ABOUT the Chantrey Collection little remains to be said. Committee after committee, report after report, has discussed ad nauseam the failure of the President and Council of the Royal Academy to purchase those paintings and sculptures " of the highest merit that can be obtained " which the terms of the bequest require. Half a century of recriminations having produced no effective change, the entire collection of 400 or so works (all but a mere handful) have been brought together, at the suggestion of the Tate Board, for the

first time under one roof. It becomes almost a duty to go to Burlington House to study the fruits of an expenditure of some £145,000, spread over a period of seventy-two years.
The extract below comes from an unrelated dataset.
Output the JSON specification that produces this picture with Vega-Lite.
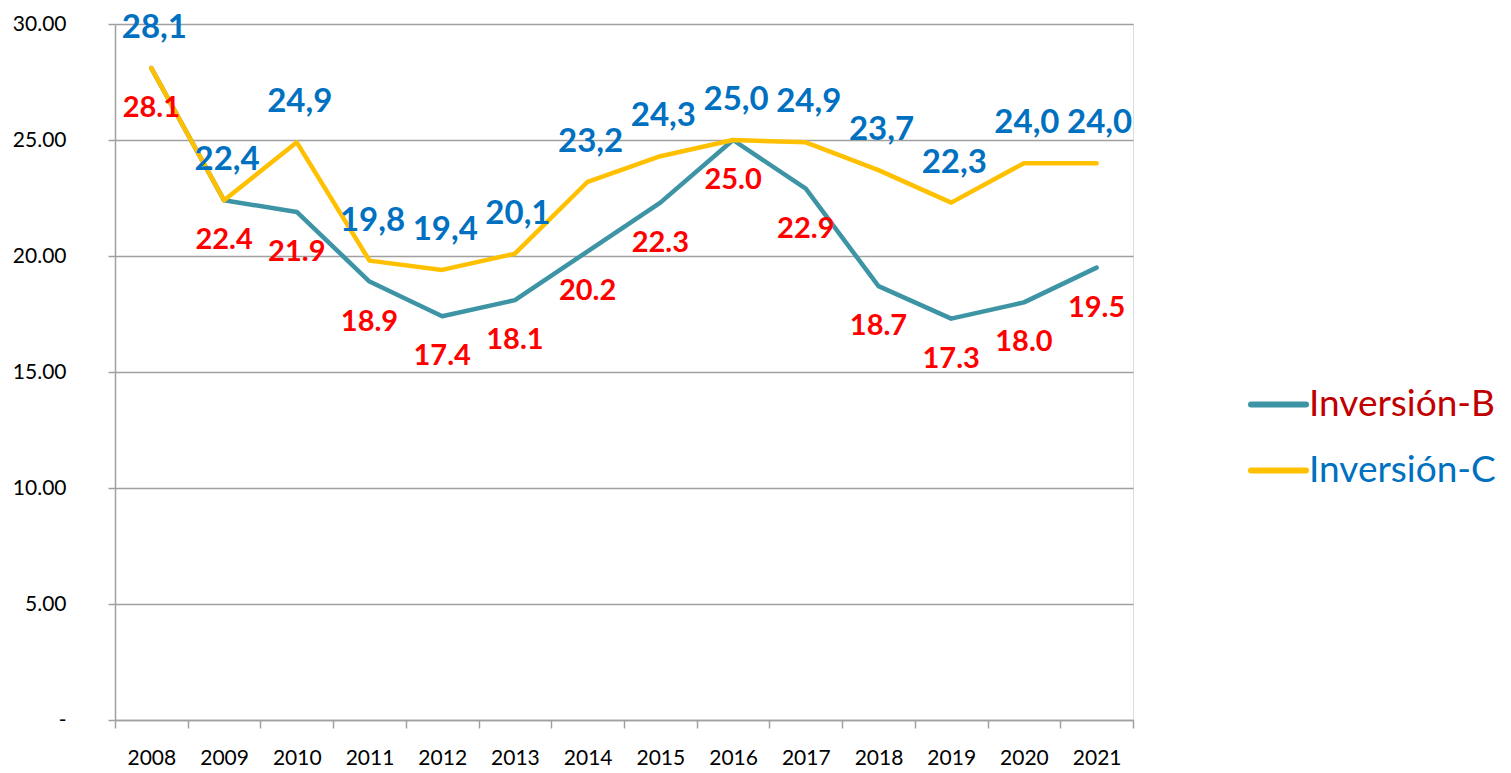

The exhibition, arranged as far as possible by date of purchase, falls into three main sections. First, the work purchased before the Select Committee of 1904—those familiars, the very titles of which -are household words, such as "Speak ! Speak ! ," A Hopeless Dawn and Love Locked Out. Then follows the eighteen years' period during which the anecdotes wore thinner but the paint grew wilder, until the Tate Board gained minority representation, and the character of the collection immediately changed. Students of bad painting, and historians, too, will find much to exercise their minds. The problem of scale and content recurs. How could so many of the Victorians paint such enormous canvases and contrive to say so little ? In many of the sunsets and sunrises it is impossible to find the painter anywhere committing himself to a definite statement.

It is fascinating and a little eerie to wander among these ghosts of another age. The most hardened cynic must be overcome by nostalgia, for he will be returning to his childhood—to jigsaw puzzles on the nursery floor, the engraving above the umbrella-stand in the hall, or the picture of the year of his first Academy. " They don't paint pictures like that nowadays," said the gentleman behind me. And of course they don't. Nor did Whistler, Paul Nash, Rossetti, Nevinson, Sir William Nicholson, Conder, Christopher Wood, Matthew Smith, Sickert, Monet, Degas, Camille Pissarro or any of the other painters who might have been represented here. More than one-third of the total sum expended—about £56,000— has been devoted to forty-four items costing between £I,000 and £2,zoo each. Of these forty-four, five only were not by Academicians. (It will be remembered that the Tate itself before the war had less than £400 to spend annually on purchases.) Let each visitor decide how many of these works would have any place in an international exhibition of the period. Out of the entire Chantrey Collection I would say that perhaps twenty-five paintings, drawings and sculpture (one piece only ; the rest is so entirely without merit that I cannot bring myself to write of it) have earned a place in our national collections. Is there a moral in the sad tale Only that if you have a lot of money and want to support art, remember Courtauld.